Report each line of the data that includes the word "this".

__STORED DATA__

>>>>

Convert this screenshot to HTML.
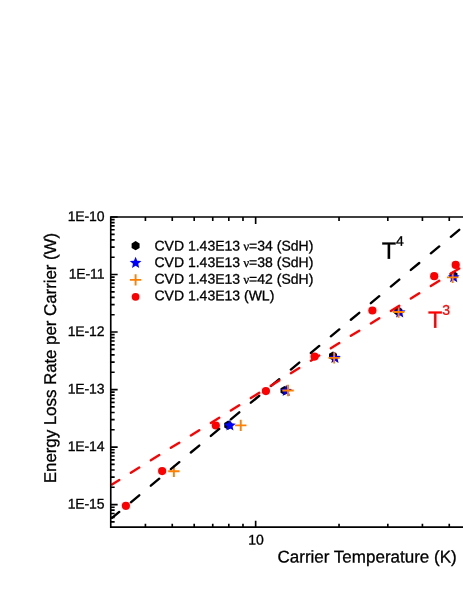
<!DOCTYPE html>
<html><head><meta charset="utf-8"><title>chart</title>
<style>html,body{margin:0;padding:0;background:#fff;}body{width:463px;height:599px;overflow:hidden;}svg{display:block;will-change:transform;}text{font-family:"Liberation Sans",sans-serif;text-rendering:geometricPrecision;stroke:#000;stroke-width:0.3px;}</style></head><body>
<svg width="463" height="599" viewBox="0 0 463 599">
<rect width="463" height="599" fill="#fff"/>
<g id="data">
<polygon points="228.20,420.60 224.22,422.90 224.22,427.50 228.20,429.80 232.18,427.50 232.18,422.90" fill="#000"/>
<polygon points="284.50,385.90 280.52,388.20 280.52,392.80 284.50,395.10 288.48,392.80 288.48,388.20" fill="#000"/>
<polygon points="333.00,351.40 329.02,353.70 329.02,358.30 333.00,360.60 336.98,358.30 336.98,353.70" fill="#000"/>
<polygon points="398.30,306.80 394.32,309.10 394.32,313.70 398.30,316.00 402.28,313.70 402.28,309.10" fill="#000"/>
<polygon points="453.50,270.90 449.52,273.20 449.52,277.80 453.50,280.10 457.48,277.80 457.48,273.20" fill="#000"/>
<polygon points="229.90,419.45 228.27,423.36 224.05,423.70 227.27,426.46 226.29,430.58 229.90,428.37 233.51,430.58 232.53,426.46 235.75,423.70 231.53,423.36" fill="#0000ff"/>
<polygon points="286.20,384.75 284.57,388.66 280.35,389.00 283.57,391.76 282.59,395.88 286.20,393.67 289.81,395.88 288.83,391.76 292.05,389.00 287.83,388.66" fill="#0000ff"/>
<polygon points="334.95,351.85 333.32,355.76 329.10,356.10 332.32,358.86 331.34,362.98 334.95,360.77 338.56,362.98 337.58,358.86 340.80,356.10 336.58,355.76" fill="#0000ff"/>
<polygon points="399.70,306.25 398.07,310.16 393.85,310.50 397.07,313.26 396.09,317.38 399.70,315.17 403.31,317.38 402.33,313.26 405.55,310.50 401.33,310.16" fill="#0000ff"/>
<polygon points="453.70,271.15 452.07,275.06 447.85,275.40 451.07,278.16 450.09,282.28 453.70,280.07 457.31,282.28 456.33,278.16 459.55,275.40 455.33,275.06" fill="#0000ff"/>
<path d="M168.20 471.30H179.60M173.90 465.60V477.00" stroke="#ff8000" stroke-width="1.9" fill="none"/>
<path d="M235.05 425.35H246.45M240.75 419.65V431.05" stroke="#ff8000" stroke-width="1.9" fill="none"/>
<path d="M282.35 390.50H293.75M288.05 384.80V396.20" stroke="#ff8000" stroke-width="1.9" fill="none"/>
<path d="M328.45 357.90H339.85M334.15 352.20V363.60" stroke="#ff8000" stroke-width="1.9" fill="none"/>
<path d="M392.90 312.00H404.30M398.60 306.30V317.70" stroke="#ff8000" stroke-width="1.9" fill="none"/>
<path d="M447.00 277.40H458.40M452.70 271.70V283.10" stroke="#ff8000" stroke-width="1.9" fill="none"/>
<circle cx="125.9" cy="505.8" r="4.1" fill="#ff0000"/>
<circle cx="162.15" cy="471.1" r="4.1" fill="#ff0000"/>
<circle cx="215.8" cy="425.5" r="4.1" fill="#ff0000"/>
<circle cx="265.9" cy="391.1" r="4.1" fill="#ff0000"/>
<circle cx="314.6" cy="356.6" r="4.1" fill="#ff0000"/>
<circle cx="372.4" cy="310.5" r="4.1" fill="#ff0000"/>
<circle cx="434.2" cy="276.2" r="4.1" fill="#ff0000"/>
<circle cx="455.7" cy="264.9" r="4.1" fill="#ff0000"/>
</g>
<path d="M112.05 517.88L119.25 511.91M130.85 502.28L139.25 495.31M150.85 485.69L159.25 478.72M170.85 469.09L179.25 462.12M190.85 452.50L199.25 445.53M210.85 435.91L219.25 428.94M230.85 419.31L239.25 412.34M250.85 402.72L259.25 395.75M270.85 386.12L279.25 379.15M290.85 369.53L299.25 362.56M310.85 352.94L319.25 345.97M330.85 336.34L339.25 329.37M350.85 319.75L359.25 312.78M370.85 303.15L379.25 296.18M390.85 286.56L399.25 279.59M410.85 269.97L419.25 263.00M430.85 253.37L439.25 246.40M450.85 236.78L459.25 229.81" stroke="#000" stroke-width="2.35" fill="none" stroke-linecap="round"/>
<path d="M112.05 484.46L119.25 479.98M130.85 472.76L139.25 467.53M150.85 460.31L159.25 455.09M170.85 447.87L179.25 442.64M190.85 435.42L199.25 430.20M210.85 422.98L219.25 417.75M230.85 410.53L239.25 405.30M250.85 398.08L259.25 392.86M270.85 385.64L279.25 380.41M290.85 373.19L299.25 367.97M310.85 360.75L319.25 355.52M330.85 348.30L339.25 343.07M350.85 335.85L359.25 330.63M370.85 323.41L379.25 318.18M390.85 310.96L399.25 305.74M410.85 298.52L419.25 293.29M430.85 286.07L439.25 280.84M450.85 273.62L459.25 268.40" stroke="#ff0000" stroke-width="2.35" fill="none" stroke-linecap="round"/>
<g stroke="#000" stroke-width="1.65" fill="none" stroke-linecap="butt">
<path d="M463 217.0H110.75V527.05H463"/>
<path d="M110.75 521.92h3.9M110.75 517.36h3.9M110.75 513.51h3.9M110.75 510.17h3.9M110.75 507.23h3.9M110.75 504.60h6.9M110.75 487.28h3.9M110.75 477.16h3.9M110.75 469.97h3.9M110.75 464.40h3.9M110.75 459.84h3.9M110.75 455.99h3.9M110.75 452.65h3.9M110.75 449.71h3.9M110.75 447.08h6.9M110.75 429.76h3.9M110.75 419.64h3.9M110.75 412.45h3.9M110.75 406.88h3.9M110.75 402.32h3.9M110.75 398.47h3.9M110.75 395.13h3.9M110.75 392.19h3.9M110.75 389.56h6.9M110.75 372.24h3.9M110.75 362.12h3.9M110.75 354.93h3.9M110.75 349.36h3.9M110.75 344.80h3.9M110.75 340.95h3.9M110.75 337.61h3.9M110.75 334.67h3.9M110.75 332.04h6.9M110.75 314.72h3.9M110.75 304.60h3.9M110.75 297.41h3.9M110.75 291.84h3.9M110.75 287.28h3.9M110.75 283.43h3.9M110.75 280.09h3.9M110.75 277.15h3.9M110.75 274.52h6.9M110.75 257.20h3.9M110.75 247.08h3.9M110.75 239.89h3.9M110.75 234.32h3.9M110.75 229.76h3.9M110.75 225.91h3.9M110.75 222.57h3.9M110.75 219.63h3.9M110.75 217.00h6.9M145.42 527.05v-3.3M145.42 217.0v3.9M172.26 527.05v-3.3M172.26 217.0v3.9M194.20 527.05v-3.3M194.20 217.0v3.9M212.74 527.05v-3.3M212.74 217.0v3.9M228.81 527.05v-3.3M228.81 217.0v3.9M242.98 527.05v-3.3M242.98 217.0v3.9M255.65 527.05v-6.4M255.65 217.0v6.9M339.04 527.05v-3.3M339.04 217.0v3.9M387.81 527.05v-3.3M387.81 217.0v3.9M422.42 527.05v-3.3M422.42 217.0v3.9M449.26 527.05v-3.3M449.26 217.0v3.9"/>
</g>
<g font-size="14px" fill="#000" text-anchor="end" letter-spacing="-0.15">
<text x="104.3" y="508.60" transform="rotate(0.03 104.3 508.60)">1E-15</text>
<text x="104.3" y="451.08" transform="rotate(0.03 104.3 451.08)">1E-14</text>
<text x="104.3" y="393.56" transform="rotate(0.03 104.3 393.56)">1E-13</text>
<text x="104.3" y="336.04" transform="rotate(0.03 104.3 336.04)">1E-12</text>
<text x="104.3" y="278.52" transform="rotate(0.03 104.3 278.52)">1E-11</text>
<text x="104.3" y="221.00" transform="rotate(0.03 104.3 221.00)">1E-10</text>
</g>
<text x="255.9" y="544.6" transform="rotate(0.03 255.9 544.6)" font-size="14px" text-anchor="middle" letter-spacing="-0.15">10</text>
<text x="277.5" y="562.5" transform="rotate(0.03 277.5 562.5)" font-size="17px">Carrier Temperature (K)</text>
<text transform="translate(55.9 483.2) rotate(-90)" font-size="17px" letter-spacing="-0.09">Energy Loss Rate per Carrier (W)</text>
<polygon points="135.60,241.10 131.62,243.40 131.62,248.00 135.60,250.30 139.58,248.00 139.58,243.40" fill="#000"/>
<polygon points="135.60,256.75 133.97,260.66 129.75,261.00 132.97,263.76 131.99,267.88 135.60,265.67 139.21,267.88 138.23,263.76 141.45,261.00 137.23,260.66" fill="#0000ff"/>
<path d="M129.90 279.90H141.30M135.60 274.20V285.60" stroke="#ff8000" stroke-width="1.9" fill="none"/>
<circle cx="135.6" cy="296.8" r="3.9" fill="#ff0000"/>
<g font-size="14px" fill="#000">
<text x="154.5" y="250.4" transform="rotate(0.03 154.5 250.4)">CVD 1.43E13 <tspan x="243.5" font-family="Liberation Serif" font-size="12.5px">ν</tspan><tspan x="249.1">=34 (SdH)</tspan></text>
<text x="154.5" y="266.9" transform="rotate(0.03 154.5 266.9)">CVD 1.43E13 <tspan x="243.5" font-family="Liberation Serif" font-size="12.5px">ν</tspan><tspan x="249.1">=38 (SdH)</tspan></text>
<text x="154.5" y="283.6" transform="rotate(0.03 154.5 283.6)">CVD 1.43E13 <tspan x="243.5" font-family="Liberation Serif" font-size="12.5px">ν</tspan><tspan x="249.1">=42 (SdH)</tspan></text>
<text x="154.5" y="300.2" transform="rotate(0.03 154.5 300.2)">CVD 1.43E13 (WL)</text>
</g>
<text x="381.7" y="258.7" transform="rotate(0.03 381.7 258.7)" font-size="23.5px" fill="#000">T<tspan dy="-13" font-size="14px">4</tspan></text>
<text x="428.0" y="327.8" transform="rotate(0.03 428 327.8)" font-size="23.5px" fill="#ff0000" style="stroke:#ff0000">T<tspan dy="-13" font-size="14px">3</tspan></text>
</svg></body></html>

<<<<
>>>>

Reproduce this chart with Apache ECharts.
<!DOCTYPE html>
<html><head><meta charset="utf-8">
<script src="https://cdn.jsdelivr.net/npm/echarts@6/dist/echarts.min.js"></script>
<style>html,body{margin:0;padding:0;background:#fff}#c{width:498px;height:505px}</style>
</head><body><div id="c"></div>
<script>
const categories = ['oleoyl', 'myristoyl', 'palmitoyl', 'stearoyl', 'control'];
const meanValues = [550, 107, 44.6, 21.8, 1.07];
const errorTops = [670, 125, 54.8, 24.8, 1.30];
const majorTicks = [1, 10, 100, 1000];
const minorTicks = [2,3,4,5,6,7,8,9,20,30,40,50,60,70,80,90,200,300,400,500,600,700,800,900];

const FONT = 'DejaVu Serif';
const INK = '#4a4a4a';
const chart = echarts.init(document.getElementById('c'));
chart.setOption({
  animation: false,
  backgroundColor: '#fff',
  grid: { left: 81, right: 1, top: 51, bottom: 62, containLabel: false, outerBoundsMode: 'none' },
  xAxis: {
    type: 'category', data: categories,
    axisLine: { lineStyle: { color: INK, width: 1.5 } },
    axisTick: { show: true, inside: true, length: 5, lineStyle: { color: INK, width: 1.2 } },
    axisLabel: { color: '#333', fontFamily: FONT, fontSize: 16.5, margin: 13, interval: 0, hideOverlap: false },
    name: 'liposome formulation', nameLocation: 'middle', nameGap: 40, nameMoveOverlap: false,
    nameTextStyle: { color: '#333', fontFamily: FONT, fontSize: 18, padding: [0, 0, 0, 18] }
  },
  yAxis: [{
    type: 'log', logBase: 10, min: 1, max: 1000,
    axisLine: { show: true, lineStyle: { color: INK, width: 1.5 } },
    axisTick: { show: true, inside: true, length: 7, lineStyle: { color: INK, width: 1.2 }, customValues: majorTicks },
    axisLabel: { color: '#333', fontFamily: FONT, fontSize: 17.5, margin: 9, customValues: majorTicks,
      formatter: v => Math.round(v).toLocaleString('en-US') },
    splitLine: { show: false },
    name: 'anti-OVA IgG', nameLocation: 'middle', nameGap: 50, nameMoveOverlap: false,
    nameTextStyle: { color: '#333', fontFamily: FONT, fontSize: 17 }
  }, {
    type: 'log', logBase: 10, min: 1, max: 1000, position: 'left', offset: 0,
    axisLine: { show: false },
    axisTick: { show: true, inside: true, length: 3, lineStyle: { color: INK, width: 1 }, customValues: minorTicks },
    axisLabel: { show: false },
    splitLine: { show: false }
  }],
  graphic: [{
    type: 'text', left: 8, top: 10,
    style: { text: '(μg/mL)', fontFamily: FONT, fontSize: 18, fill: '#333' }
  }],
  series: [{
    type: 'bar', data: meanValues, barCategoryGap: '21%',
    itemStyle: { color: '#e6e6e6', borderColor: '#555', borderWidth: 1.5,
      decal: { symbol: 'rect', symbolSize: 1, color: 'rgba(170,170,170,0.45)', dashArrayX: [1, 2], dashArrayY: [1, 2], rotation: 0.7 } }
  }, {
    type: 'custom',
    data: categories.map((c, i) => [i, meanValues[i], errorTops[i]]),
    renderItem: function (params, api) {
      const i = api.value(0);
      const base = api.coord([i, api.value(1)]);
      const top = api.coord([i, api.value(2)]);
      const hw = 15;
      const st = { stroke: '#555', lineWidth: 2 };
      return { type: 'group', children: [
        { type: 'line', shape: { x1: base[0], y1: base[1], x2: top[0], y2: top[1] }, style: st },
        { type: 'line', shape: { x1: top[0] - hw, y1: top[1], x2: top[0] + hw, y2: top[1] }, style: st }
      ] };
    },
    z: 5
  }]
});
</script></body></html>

<<<<

__FULL OUTPUT__
Convert this screenshot to HTML.
Reproduce this chart with Apache ECharts.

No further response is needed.